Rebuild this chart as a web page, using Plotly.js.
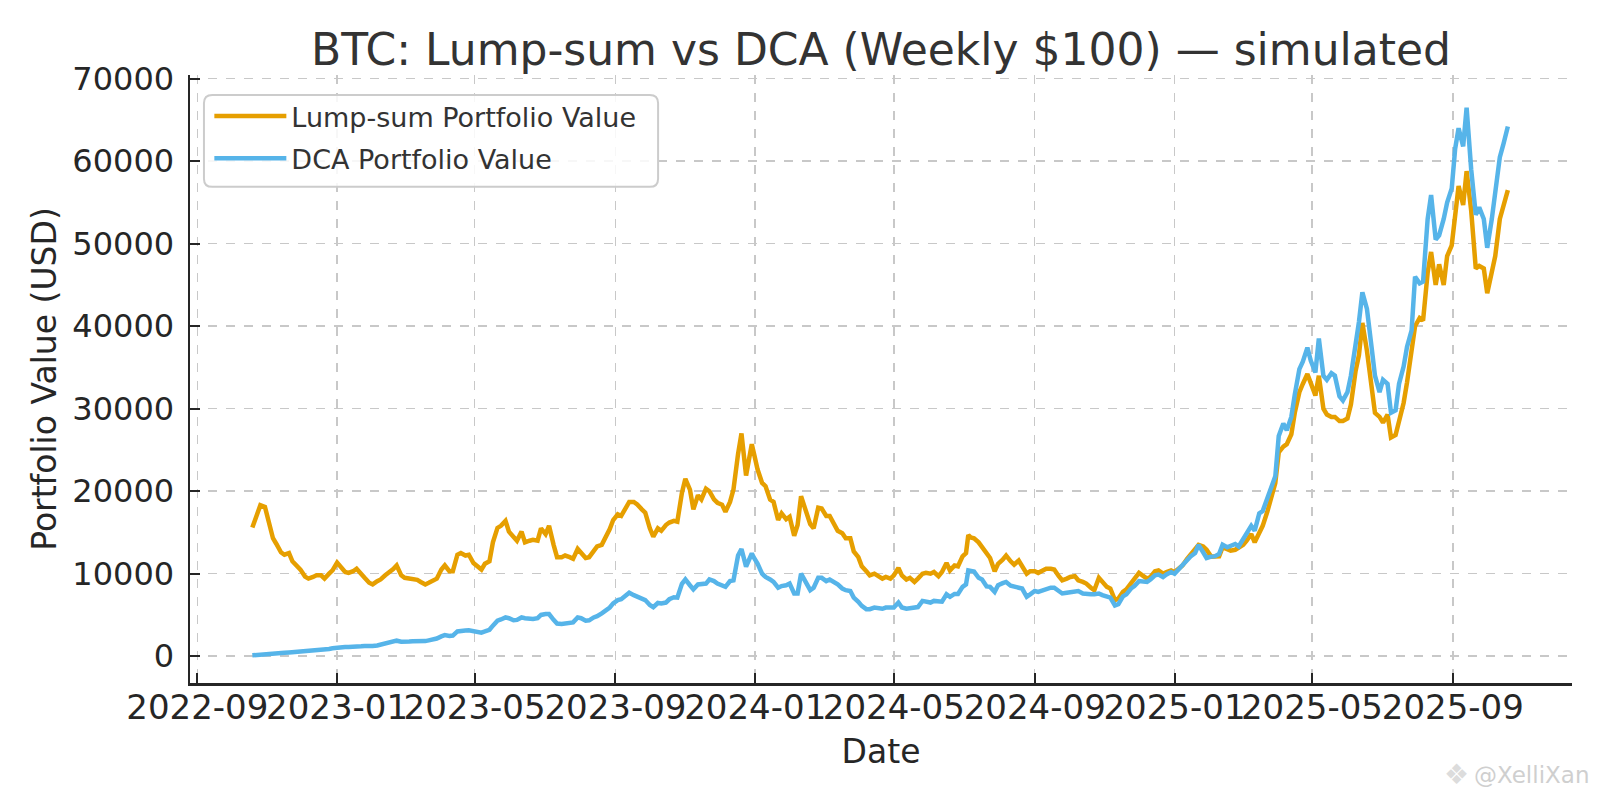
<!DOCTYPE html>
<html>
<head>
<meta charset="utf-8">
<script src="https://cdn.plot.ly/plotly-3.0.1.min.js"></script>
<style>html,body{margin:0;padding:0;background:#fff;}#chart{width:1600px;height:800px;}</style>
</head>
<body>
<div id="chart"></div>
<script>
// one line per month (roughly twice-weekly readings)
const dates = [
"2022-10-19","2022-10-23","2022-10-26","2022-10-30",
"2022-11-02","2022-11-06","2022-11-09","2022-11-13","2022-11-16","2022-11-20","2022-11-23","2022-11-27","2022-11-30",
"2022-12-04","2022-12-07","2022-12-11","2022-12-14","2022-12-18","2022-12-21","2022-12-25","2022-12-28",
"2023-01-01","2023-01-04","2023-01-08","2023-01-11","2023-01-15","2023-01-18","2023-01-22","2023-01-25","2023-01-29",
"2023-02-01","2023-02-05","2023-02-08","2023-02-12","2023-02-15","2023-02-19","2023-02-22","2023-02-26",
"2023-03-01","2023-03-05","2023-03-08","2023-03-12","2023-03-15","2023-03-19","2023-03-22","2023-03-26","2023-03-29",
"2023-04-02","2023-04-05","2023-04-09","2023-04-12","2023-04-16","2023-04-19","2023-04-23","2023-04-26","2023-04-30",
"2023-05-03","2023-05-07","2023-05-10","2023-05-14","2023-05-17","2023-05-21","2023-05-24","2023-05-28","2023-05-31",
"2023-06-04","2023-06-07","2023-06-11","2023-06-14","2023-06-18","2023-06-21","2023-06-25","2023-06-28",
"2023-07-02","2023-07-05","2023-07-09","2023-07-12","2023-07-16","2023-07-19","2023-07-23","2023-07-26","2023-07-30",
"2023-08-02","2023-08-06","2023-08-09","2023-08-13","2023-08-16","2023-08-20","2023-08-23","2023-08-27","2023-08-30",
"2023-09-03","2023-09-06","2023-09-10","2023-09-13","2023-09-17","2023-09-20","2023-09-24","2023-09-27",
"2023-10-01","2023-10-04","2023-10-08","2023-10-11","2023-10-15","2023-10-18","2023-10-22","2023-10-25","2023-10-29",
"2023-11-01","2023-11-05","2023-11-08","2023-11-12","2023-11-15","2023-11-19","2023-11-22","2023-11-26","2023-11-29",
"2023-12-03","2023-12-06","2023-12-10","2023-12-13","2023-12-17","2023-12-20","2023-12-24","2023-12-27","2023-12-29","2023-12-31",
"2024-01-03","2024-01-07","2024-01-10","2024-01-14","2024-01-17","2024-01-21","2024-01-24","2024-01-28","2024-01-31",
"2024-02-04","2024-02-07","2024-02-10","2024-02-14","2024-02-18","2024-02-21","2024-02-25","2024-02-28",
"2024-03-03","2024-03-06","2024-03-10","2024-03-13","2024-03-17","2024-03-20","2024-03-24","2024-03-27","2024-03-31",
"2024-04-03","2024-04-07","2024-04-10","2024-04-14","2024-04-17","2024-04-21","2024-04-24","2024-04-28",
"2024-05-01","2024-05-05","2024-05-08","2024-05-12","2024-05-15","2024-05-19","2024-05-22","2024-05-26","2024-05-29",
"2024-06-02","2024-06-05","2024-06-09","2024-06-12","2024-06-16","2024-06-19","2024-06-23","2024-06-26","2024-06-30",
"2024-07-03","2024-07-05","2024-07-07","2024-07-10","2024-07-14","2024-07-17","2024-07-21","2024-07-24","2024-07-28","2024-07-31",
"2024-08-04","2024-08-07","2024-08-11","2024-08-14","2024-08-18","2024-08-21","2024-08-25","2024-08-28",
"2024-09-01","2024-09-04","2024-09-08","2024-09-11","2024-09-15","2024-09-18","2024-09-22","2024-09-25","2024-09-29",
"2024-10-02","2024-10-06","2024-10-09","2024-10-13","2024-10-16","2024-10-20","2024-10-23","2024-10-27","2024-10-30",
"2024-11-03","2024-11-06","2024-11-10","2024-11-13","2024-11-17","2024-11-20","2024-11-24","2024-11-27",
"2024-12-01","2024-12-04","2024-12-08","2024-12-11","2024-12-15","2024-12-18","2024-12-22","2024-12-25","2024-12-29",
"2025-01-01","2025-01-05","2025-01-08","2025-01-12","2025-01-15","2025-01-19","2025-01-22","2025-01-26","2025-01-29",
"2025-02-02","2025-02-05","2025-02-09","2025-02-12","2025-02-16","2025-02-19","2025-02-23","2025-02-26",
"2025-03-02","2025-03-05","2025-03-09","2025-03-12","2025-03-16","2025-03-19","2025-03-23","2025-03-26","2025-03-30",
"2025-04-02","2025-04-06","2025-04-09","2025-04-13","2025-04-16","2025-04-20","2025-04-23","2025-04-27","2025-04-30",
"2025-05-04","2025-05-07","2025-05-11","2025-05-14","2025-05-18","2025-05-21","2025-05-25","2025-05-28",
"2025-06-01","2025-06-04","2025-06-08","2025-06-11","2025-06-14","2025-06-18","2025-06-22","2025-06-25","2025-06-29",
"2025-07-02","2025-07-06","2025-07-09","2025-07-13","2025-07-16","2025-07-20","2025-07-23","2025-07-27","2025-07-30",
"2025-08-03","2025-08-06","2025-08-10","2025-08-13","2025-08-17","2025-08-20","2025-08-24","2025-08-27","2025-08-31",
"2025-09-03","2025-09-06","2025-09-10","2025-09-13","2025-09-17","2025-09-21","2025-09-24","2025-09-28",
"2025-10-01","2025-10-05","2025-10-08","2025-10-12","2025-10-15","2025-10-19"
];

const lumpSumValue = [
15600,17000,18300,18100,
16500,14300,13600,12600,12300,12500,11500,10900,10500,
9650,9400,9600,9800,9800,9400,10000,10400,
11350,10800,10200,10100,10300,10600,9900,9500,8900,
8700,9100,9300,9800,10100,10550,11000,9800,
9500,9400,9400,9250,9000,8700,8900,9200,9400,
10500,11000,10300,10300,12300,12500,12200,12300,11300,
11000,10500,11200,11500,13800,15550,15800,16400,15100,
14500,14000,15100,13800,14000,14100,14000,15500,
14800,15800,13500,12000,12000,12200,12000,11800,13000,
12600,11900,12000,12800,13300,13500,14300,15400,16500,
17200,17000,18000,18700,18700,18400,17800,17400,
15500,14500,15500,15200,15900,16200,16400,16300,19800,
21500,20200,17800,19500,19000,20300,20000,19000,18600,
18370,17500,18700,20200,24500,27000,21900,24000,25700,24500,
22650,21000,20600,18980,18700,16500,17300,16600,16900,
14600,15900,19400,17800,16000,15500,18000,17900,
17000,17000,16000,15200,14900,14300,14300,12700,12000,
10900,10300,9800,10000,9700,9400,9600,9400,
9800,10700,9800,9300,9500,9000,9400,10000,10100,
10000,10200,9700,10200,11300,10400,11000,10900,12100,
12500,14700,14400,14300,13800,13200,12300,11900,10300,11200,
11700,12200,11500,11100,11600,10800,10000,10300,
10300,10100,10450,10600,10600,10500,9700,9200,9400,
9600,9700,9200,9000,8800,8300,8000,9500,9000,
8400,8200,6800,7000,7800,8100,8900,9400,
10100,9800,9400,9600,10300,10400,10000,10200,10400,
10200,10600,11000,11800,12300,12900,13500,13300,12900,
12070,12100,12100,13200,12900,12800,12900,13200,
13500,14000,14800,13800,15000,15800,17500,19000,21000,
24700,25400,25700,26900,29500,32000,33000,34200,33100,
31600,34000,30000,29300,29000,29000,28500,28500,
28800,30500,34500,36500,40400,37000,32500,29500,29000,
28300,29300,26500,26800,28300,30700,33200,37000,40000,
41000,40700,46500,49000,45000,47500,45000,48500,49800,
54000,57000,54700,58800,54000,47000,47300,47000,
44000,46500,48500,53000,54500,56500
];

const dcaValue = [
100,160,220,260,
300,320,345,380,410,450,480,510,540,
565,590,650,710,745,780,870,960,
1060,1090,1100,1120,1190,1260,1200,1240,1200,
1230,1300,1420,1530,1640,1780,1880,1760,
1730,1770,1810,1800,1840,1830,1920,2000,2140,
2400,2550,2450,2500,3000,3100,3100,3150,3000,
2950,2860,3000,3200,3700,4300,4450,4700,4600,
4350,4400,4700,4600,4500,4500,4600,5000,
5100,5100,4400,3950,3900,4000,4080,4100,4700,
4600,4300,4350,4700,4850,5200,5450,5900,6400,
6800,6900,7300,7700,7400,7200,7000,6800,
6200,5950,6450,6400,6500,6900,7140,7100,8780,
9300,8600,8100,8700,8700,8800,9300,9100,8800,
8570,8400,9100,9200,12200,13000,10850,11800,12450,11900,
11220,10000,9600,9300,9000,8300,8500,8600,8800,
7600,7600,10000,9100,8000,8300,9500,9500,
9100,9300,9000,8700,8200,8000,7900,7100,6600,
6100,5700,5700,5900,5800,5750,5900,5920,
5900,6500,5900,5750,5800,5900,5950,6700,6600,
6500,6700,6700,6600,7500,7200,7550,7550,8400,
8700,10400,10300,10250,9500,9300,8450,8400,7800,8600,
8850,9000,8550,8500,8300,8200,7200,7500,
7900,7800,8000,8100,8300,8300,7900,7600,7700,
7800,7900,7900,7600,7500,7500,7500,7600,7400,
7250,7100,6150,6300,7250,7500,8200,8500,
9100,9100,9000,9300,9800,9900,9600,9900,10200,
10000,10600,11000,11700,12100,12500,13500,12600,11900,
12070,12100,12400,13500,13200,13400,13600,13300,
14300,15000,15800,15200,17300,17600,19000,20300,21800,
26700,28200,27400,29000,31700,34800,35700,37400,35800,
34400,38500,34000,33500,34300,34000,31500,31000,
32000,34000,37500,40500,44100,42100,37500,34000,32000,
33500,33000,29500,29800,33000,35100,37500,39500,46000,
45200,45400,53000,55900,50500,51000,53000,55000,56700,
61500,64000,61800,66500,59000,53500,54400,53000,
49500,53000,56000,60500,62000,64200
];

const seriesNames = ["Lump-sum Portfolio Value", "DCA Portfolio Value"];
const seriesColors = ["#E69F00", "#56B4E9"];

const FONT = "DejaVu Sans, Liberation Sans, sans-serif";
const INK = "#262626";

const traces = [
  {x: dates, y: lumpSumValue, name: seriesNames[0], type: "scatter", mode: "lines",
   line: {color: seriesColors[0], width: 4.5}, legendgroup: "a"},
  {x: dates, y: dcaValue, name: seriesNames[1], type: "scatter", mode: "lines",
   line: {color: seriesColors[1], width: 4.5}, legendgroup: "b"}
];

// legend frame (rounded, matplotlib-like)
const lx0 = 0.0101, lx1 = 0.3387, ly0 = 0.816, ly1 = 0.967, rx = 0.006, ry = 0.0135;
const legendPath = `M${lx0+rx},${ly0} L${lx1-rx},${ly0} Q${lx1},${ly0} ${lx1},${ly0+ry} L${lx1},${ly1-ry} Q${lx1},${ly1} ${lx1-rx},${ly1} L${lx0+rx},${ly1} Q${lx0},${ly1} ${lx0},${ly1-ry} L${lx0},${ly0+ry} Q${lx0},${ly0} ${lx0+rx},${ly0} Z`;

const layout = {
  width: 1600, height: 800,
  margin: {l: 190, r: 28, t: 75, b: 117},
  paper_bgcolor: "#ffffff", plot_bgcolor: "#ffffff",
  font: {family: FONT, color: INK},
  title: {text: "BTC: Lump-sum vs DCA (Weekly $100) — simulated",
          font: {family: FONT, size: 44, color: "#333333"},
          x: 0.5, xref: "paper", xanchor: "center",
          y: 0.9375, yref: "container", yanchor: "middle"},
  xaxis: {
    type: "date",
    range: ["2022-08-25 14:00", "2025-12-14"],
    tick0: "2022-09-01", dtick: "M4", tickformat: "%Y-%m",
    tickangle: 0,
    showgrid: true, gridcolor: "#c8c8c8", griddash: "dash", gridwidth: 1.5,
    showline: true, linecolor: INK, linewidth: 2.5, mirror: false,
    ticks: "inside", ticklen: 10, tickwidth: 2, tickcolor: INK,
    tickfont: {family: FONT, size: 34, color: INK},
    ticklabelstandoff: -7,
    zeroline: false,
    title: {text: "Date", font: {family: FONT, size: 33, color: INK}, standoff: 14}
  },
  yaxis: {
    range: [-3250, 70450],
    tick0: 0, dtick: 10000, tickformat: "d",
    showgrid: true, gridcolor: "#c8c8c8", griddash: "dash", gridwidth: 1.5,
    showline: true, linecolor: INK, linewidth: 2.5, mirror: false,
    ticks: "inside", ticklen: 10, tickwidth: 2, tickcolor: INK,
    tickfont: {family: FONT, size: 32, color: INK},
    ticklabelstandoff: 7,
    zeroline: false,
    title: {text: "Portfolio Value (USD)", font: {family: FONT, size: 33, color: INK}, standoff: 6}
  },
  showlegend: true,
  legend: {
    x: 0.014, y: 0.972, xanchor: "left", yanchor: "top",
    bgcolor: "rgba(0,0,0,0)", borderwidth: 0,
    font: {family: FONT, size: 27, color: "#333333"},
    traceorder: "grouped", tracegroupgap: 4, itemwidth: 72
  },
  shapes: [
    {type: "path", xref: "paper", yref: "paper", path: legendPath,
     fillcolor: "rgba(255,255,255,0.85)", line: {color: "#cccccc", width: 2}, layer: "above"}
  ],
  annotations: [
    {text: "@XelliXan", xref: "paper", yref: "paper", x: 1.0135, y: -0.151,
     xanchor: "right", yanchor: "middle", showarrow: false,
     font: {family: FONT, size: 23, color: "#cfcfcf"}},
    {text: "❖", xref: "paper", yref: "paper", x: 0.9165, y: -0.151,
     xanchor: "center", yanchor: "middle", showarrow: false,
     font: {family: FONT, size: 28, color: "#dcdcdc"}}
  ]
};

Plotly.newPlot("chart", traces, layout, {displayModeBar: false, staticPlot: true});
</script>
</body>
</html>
----
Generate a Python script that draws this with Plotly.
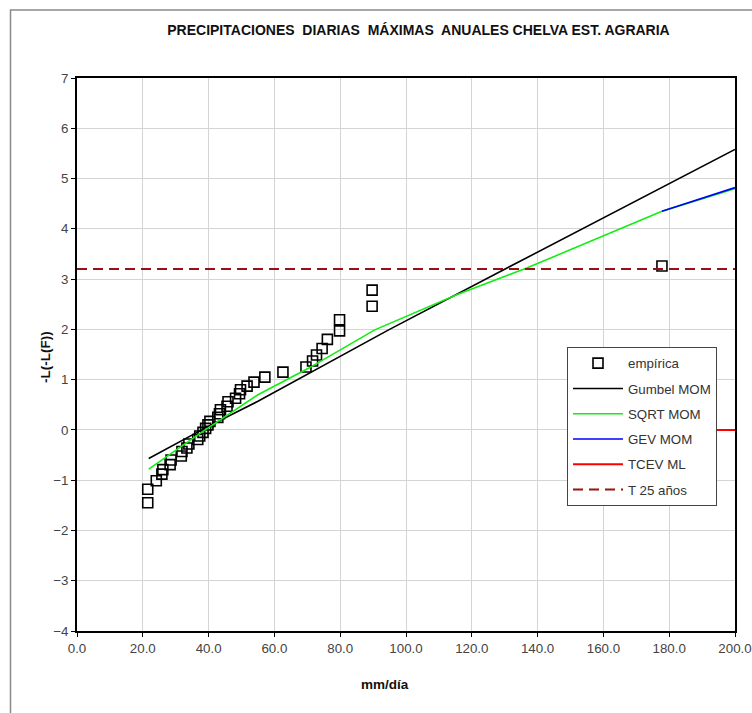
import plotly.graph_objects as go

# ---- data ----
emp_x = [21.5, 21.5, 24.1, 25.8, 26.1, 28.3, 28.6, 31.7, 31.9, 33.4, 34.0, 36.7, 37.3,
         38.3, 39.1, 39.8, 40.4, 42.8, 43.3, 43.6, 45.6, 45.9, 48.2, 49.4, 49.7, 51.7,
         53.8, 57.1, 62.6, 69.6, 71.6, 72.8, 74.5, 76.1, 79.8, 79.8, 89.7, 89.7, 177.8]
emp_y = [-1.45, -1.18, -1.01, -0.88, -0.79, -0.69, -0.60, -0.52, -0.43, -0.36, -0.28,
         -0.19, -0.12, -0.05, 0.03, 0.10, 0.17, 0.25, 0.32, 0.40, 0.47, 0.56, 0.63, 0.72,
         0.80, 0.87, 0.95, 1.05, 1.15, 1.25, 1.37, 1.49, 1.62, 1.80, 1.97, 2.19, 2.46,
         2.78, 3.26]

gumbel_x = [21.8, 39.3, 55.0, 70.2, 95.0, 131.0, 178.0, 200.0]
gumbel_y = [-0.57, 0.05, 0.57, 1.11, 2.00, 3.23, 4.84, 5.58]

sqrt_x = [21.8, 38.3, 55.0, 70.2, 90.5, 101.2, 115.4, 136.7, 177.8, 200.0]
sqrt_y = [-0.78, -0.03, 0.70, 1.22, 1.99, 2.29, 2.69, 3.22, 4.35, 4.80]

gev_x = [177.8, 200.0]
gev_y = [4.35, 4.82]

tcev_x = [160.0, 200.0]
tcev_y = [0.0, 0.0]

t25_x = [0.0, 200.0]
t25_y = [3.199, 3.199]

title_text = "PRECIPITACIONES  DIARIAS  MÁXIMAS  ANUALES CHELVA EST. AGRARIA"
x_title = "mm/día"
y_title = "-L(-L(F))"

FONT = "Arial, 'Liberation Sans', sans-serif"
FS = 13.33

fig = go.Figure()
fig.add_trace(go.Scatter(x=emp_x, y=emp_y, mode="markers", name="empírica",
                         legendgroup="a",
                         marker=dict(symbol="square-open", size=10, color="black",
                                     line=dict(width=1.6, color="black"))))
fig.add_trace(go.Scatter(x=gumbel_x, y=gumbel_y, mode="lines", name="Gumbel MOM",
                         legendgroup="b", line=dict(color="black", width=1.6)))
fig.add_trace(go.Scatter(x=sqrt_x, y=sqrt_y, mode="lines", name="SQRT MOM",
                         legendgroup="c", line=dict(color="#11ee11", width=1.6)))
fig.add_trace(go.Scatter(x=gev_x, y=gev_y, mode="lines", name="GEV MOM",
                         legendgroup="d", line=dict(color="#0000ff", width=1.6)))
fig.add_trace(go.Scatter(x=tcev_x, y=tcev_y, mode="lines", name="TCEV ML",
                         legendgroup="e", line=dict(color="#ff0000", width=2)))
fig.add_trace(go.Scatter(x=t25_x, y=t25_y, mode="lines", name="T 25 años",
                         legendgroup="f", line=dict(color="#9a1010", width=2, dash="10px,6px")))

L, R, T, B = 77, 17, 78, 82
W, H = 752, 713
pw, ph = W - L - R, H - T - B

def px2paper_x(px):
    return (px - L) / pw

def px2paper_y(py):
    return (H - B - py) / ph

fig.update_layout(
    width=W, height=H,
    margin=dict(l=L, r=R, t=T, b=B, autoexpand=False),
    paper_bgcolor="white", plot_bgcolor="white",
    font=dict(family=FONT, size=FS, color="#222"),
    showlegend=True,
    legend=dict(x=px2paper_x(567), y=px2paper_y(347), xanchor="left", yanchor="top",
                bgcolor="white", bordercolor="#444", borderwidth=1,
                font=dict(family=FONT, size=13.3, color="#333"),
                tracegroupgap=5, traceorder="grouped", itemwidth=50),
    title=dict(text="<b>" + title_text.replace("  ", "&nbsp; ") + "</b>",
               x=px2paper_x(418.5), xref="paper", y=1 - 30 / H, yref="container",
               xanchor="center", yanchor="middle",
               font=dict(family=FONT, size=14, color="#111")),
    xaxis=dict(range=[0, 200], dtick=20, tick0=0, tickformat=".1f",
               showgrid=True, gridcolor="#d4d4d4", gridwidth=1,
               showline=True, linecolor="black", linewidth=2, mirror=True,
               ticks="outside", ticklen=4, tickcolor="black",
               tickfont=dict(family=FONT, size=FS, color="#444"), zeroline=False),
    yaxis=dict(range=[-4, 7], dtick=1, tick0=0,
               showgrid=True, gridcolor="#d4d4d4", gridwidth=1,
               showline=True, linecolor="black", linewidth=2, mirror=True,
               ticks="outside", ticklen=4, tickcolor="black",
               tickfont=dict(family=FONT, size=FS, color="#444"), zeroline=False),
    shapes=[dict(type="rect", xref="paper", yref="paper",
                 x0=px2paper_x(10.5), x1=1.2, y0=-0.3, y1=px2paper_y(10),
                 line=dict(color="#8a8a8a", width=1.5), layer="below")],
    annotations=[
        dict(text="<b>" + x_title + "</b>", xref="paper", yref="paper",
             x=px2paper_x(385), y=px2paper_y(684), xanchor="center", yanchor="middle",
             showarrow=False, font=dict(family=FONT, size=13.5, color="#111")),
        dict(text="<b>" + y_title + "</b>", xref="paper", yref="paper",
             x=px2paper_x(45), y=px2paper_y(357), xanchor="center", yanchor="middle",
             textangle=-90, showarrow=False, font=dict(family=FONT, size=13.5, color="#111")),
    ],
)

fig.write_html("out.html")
----
◆ The task ◆
Keep the pictures out, and extract only the lines that begin at the one containing "Generate a Python" and end at the one containing "import plotly.graph_objects as go", inclusive.

◆ In response ◆
Generate a Python script that draws this with Plotly.
import plotly.graph_objects as go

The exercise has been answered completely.